What this task involves - Reproduce the listing below without changes, except that pictures are left out.

┏━━

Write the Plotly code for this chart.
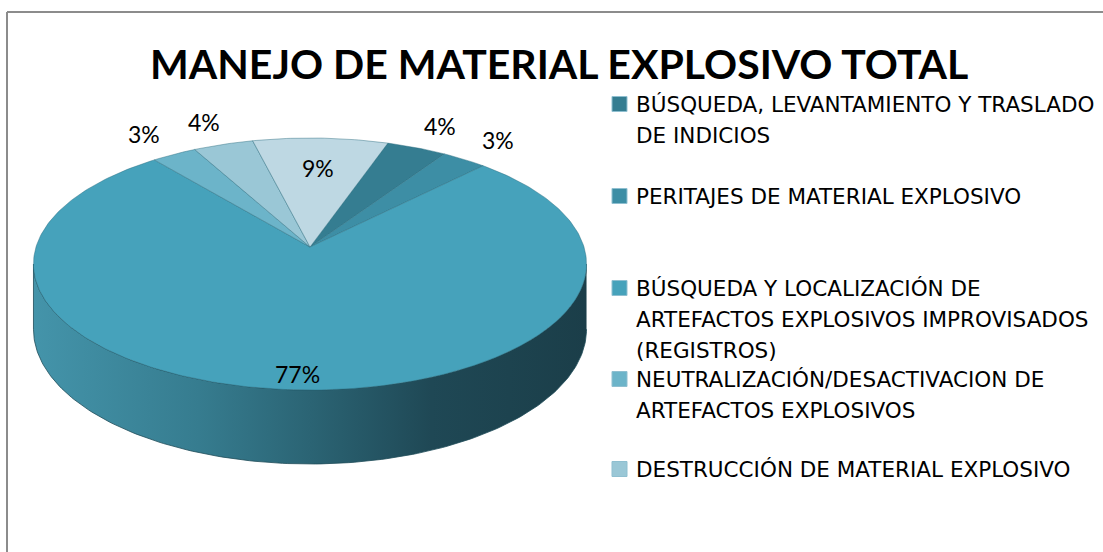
import math
import plotly.graph_objects as go

# ---- data ----
title_text = "MANEJO DE MATERIAL EXPLOSIVO TOTAL"
categories = [
    "BÚSQUEDA, LEVANTAMIENTO Y TRASLADO DE INDICIOS",
    "PERITAJES DE MATERIAL EXPLOSIVO",
    "BÚSQUEDA Y LOCALIZACIÓN DE ARTEFACTOS EXPLOSIVOS IMPROVISADOS (REGISTROS)",
    "NEUTRALIZACIÓN/DESACTIVACION DE ARTEFACTOS EXPLOSIVOS",
    "DESTRUCCIÓN DE MATERIAL EXPLOSIVO",
    "",  # sixth slice: its legend entry is cut off in the original
]
values = [4, 3, 77, 3, 4, 9]
colors = ["#357d91", "#3d8ea5", "#46a2bb", "#6cb4c9", "#9ac7d6", "#bed8e3"]
legend_lines = [
    ["BÚSQUEDA, LEVANTAMIENTO Y TRASLADO", "DE INDICIOS"],
    ["PERITAJES DE MATERIAL EXPLOSIVO"],
    ["BÚSQUEDA Y LOCALIZACIÓN DE", "ARTEFACTOS EXPLOSIVOS IMPROVISADOS", "(REGISTROS)"],
    ["NEUTRALIZACIÓN/DESACTIVACION DE", "ARTEFACTOS EXPLOSIVOS"],
    ["DESTRUCCIÓN DE MATERIAL EXPLOSIVO"],
]
legend_y = [[104, 135], [196], [288, 319, 350], [379, 410], [469]]

# ---- geometry (style) ----
W, Hgt = 1103, 552
cx, cy = 310, 247
A, B = 274, 123.7
k = 0.135
H = 64
rotation = 18.7
FONT = "Lato"
LEG_FONT = "DejaVu Sans"


def proj(theta, r=1.0, z=0.0):
    t = math.radians(theta)
    u, v = r * math.sin(t), r * math.cos(t)
    d = 1 + k * v
    return cx + A * u / d, cy - B * v / d + z * H / d


def arc(t0, t1, r=1.0, z=0.0, n=None):
    n = n or max(2, int(abs(t1 - t0) / 1.0) + 1)
    pts = [proj(t0 + (t1 - t0) * i / (n - 1), r, z) for i in range(n)]
    return [p[0] for p in pts], [p[1] for p in pts]


total = sum(values)
starts, ends = [], []
a = rotation
for v in values:
    starts.append(a)
    a += 360 * v / total
    ends.append(a)

fig = go.Figure()

# side wall (front visible part, belongs to the big slice)
te = math.degrees(math.acos(-k))
xs_top, ys_top = arc(te, 360 - te)
xs_bot, ys_bot = arc(360 - te, te, z=1)
fig.add_trace(go.Scatter(
    x=xs_top + xs_bot, y=ys_top + ys_bot, mode="lines", fill="toself",
    line=dict(color="#1f4c59", width=0.8),
    fillgradient=dict(type="horizontal", colorscale=[
        [0, "#4494aa"], [0.3, "#367c8f"], [0.5, "#2b6474"], [0.72, "#1f4855"], [1, "#1b3e49"]]),
    hoverinfo="skip", showlegend=False))

# top surfaces
for i, v in enumerate(values):
    xs, ys = arc(starts[i], ends[i])
    fig.add_trace(go.Scatter(
        x=[cx] + xs + [cx], y=[cy] + ys + [cy], mode="lines", fill="toself",
        fillcolor=colors[i], line=dict(color="rgba(40,105,125,0.55)", width=0.8),
        name=categories[i], hoverinfo="skip", showlegend=False))

# percentage labels
annotations = []
for i, v in enumerate(values):
    mid = (starts[i] + ends[i]) / 2
    if v >= 50:
        r = 0.9
    elif v >= 6:
        r = 0.7
    else:
        r = 1.25
    x, y = proj(mid, r)
    annotations.append(dict(x=x, y=y, xref="x", yref="y", text=f"{v}%", showarrow=False,
                            font=dict(family=FONT, size=23, color="#000000")))

# legend (text + swatches)
shapes = []
for i, lines in enumerate(legend_lines):
    for j, line in enumerate(lines):
        annotations.append(dict(x=634, y=legend_y[i][j], xref="x", yref="y", text=line,
                                showarrow=False, xanchor="left", yanchor="middle",
                                font=dict(family=LEG_FONT, size=21.5, color="#000000")))
    yc = legend_y[i][0]
    shapes.append(dict(type="rect", xref="x", yref="y", x0=612, x1=627, y0=yc - 7.5, y1=yc + 7.5,
                       fillcolor=colors[i], line=dict(color="#8fbfd0", width=1)))

# title
annotations.append(dict(x=559, y=63, xref="x", yref="y", text=f"<b>{title_text}</b>", showarrow=False,
                        font=dict(family=FONT, size=41, color="#000000")))

# chart frame (left and top edges visible)
shapes.append(dict(type="line", xref="x", yref="y", x0=7, x1=7, y0=12, y1=560,
                   line=dict(color="#8c8c8c", width=2)))
shapes.append(dict(type="line", xref="x", yref="y", x0=7, x1=1110, y0=12, y1=12,
                   line=dict(color="#8c8c8c", width=2)))

fig.update_layout(
    width=W, height=Hgt, autosize=False,
    margin=dict(l=0, r=0, t=0, b=0),
    paper_bgcolor="white", plot_bgcolor="white",
    xaxis=dict(range=[0, W], visible=False, fixedrange=True),
    yaxis=dict(range=[Hgt, 0], visible=False, fixedrange=True),
    annotations=annotations, shapes=shapes, showlegend=False,
)

fig.write_html("out.html", config={"displayModeBar": False},
               post_script="document.body.style.margin='0';document.body.style.overflow='hidden';")
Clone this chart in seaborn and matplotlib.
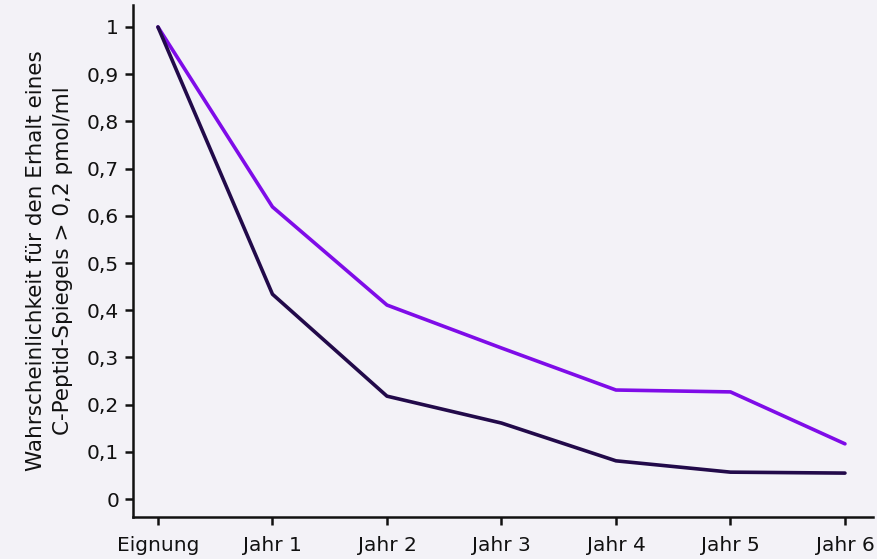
import matplotlib
matplotlib.use("Agg")
import matplotlib.pyplot as plt
import seaborn as sns
import pandas as pd

categories = ["Eignung", "Jahr 1", "Jahr 2", "Jahr 3", "Jahr 4", "Jahr 5", "Jahr 6"]
series_upper = [1.0, 0.619, 0.411, 0.32, 0.231, 0.227, 0.117]
series_lower = [1.0, 0.434, 0.218, 0.161, 0.081, 0.057, 0.055]
y_ticks = [0, 0.1, 0.2, 0.3, 0.4, 0.5, 0.6, 0.7, 0.8, 0.9, 1.0]
y_tick_labels = ["0", "0,1", "0,2", "0,3", "0,4", "0,5", "0,6", "0,7", "0,8", "0,9", "1"]
y_label = "Wahrscheinlichkeit für den Erhalt eines\nC-Peptid-Spiegels > 0,2 pmol/ml"

bg = "#f3f2f7"
sns.set_theme(style="ticks")
plt.rcParams["font.family"] = ["DejaVu Sans"]

df = pd.DataFrame({
    "pos": list(range(len(categories))) * 2,
    "value": series_upper + series_lower,
    "series": ["upper"] * len(categories) + ["lower"] * len(categories),
})

fig = plt.figure(figsize=(8.78, 5.59), dpi=100, facecolor=bg)
ax = fig.add_axes([133 / 878, 42 / 559, 740 / 878, 512 / 559], facecolor=bg)

sns.lineplot(data=df, x="pos", y="value", hue="series",
             palette={"upper": "#7f0ce8", "lower": "#220a4a"},
             linewidth=2.6, legend=False, ax=ax)

ax.set_xlim(-0.218, 6.245)
ax.set_ylim(-0.038, 1.0466)
ax.set_xticks(range(len(categories)))
ax.set_xticklabels(categories, fontsize=14.5, color="#111111")
ax.set_yticks(y_ticks)
ax.set_yticklabels(y_tick_labels, fontsize=14.5, color="#111111")
ax.set_xlabel("")
ax.set_ylabel(y_label, fontsize=15.5, color="#111111", labelpad=10,
              linespacing=1.45)

for side in ["top", "right"]:
    ax.spines[side].set_visible(False)
for side in ["left", "bottom"]:
    ax.spines[side].set_linewidth(1.8)
    ax.spines[side].set_color("#111111")
ax.tick_params(axis="both", length=6, width=1.8, color="#111111")
ax.tick_params(axis="y", pad=4)
ax.tick_params(axis="x", pad=8)

fig.savefig("out.png", dpi=100, facecolor=bg)
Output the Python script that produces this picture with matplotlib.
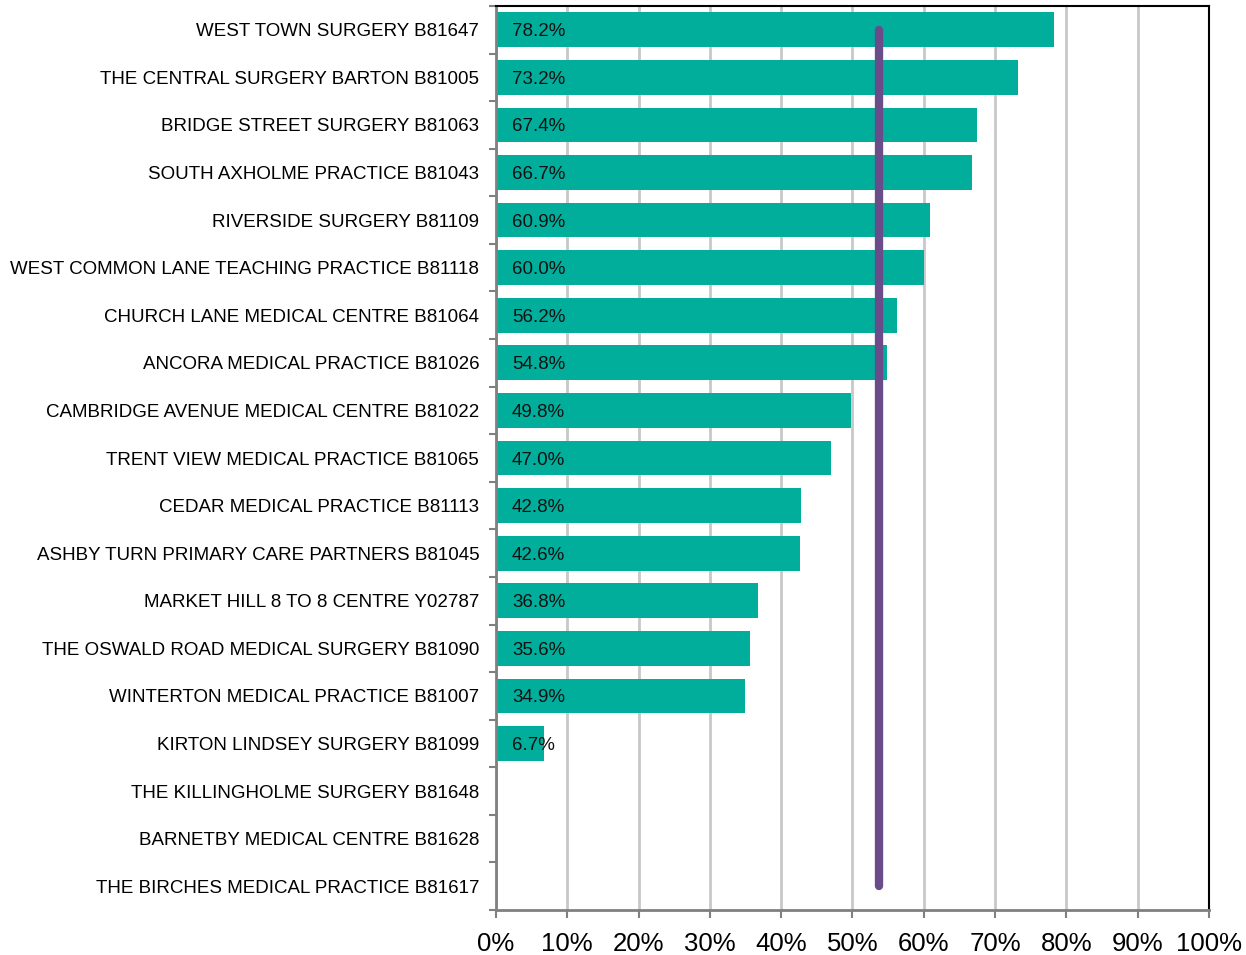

┗━━

Solved problem -
Write the Plotly code for this chart.
import math
import plotly.graph_objects as go

# ---- data ----
title_text = "MANEJO DE MATERIAL EXPLOSIVO TOTAL"
categories = [
    "BÚSQUEDA, LEVANTAMIENTO Y TRASLADO DE INDICIOS",
    "PERITAJES DE MATERIAL EXPLOSIVO",
    "BÚSQUEDA Y LOCALIZACIÓN DE ARTEFACTOS EXPLOSIVOS IMPROVISADOS (REGISTROS)",
    "NEUTRALIZACIÓN/DESACTIVACION DE ARTEFACTOS EXPLOSIVOS",
    "DESTRUCCIÓN DE MATERIAL EXPLOSIVO",
    "",  # sixth slice: its legend entry is cut off in the original
]
values = [4, 3, 77, 3, 4, 9]
colors = ["#357d91", "#3d8ea5", "#46a2bb", "#6cb4c9", "#9ac7d6", "#bed8e3"]
legend_lines = [
    ["BÚSQUEDA, LEVANTAMIENTO Y TRASLADO", "DE INDICIOS"],
    ["PERITAJES DE MATERIAL EXPLOSIVO"],
    ["BÚSQUEDA Y LOCALIZACIÓN DE", "ARTEFACTOS EXPLOSIVOS IMPROVISADOS", "(REGISTROS)"],
    ["NEUTRALIZACIÓN/DESACTIVACION DE", "ARTEFACTOS EXPLOSIVOS"],
    ["DESTRUCCIÓN DE MATERIAL EXPLOSIVO"],
]
legend_y = [[104, 135], [196], [288, 319, 350], [379, 410], [469]]

# ---- geometry (style) ----
W, Hgt = 1103, 552
cx, cy = 310, 247
A, B = 274, 123.7
k = 0.135
H = 64
rotation = 18.7
FONT = "Lato"
LEG_FONT = "DejaVu Sans"


def proj(theta, r=1.0, z=0.0):
    t = math.radians(theta)
    u, v = r * math.sin(t), r * math.cos(t)
    d = 1 + k * v
    return cx + A * u / d, cy - B * v / d + z * H / d


def arc(t0, t1, r=1.0, z=0.0, n=None):
    n = n or max(2, int(abs(t1 - t0) / 1.0) + 1)
    pts = [proj(t0 + (t1 - t0) * i / (n - 1), r, z) for i in range(n)]
    return [p[0] for p in pts], [p[1] for p in pts]


total = sum(values)
starts, ends = [], []
a = rotation
for v in values:
    starts.append(a)
    a += 360 * v / total
    ends.append(a)

fig = go.Figure()

# side wall (front visible part, belongs to the big slice)
te = math.degrees(math.acos(-k))
xs_top, ys_top = arc(te, 360 - te)
xs_bot, ys_bot = arc(360 - te, te, z=1)
fig.add_trace(go.Scatter(
    x=xs_top + xs_bot, y=ys_top + ys_bot, mode="lines", fill="toself",
    line=dict(color="#1f4c59", width=0.8),
    fillgradient=dict(type="horizontal", colorscale=[
        [0, "#4494aa"], [0.3, "#367c8f"], [0.5, "#2b6474"], [0.72, "#1f4855"], [1, "#1b3e49"]]),
    hoverinfo="skip", showlegend=False))

# top surfaces
for i, v in enumerate(values):
    xs, ys = arc(starts[i], ends[i])
    fig.add_trace(go.Scatter(
        x=[cx] + xs + [cx], y=[cy] + ys + [cy], mode="lines", fill="toself",
        fillcolor=colors[i], line=dict(color="rgba(40,105,125,0.55)", width=0.8),
        name=categories[i], hoverinfo="skip", showlegend=False))

# percentage labels
annotations = []
for i, v in enumerate(values):
    mid = (starts[i] + ends[i]) / 2
    if v >= 50:
        r = 0.9
    elif v >= 6:
        r = 0.7
    else:
        r = 1.25
    x, y = proj(mid, r)
    annotations.append(dict(x=x, y=y, xref="x", yref="y", text=f"{v}%", showarrow=False,
                            font=dict(family=FONT, size=23, color="#000000")))

# legend (text + swatches)
shapes = []
for i, lines in enumerate(legend_lines):
    for j, line in enumerate(lines):
        annotations.append(dict(x=634, y=legend_y[i][j], xref="x", yref="y", text=line,
                                showarrow=False, xanchor="left", yanchor="middle",
                                font=dict(family=LEG_FONT, size=21.5, color="#000000")))
    yc = legend_y[i][0]
    shapes.append(dict(type="rect", xref="x", yref="y", x0=612, x1=627, y0=yc - 7.5, y1=yc + 7.5,
                       fillcolor=colors[i], line=dict(color="#8fbfd0", width=1)))

# title
annotations.append(dict(x=559, y=63, xref="x", yref="y", text=f"<b>{title_text}</b>", showarrow=False,
                        font=dict(family=FONT, size=41, color="#000000")))

# chart frame (left and top edges visible)
shapes.append(dict(type="line", xref="x", yref="y", x0=7, x1=7, y0=12, y1=560,
                   line=dict(color="#8c8c8c", width=2)))
shapes.append(dict(type="line", xref="x", yref="y", x0=7, x1=1110, y0=12, y1=12,
                   line=dict(color="#8c8c8c", width=2)))

fig.update_layout(
    width=W, height=Hgt, autosize=False,
    margin=dict(l=0, r=0, t=0, b=0),
    paper_bgcolor="white", plot_bgcolor="white",
    xaxis=dict(range=[0, W], visible=False, fixedrange=True),
    yaxis=dict(range=[Hgt, 0], visible=False, fixedrange=True),
    annotations=annotations, shapes=shapes, showlegend=False,
)

fig.write_html("out.html", config={"displayModeBar": False},
               post_script="document.body.style.margin='0';document.body.style.overflow='hidden';")
Clone this chart in seaborn and matplotlib.
import matplotlib
matplotlib.use("Agg")
import matplotlib.pyplot as plt
import seaborn as sns
import pandas as pd

categories = ["Eignung", "Jahr 1", "Jahr 2", "Jahr 3", "Jahr 4", "Jahr 5", "Jahr 6"]
series_upper = [1.0, 0.619, 0.411, 0.32, 0.231, 0.227, 0.117]
series_lower = [1.0, 0.434, 0.218, 0.161, 0.081, 0.057, 0.055]
y_ticks = [0, 0.1, 0.2, 0.3, 0.4, 0.5, 0.6, 0.7, 0.8, 0.9, 1.0]
y_tick_labels = ["0", "0,1", "0,2", "0,3", "0,4", "0,5", "0,6", "0,7", "0,8", "0,9", "1"]
y_label = "Wahrscheinlichkeit für den Erhalt eines\nC-Peptid-Spiegels > 0,2 pmol/ml"

bg = "#f3f2f7"
sns.set_theme(style="ticks")
plt.rcParams["font.family"] = ["DejaVu Sans"]

df = pd.DataFrame({
    "pos": list(range(len(categories))) * 2,
    "value": series_upper + series_lower,
    "series": ["upper"] * len(categories) + ["lower"] * len(categories),
})

fig = plt.figure(figsize=(8.78, 5.59), dpi=100, facecolor=bg)
ax = fig.add_axes([133 / 878, 42 / 559, 740 / 878, 512 / 559], facecolor=bg)

sns.lineplot(data=df, x="pos", y="value", hue="series",
             palette={"upper": "#7f0ce8", "lower": "#220a4a"},
             linewidth=2.6, legend=False, ax=ax)

ax.set_xlim(-0.218, 6.245)
ax.set_ylim(-0.038, 1.0466)
ax.set_xticks(range(len(categories)))
ax.set_xticklabels(categories, fontsize=14.5, color="#111111")
ax.set_yticks(y_ticks)
ax.set_yticklabels(y_tick_labels, fontsize=14.5, color="#111111")
ax.set_xlabel("")
ax.set_ylabel(y_label, fontsize=15.5, color="#111111", labelpad=10,
              linespacing=1.45)

for side in ["top", "right"]:
    ax.spines[side].set_visible(False)
for side in ["left", "bottom"]:
    ax.spines[side].set_linewidth(1.8)
    ax.spines[side].set_color("#111111")
ax.tick_params(axis="both", length=6, width=1.8, color="#111111")
ax.tick_params(axis="y", pad=4)
ax.tick_params(axis="x", pad=8)

fig.savefig("out.png", dpi=100, facecolor=bg)
Output the Python script that produces this picture with matplotlib.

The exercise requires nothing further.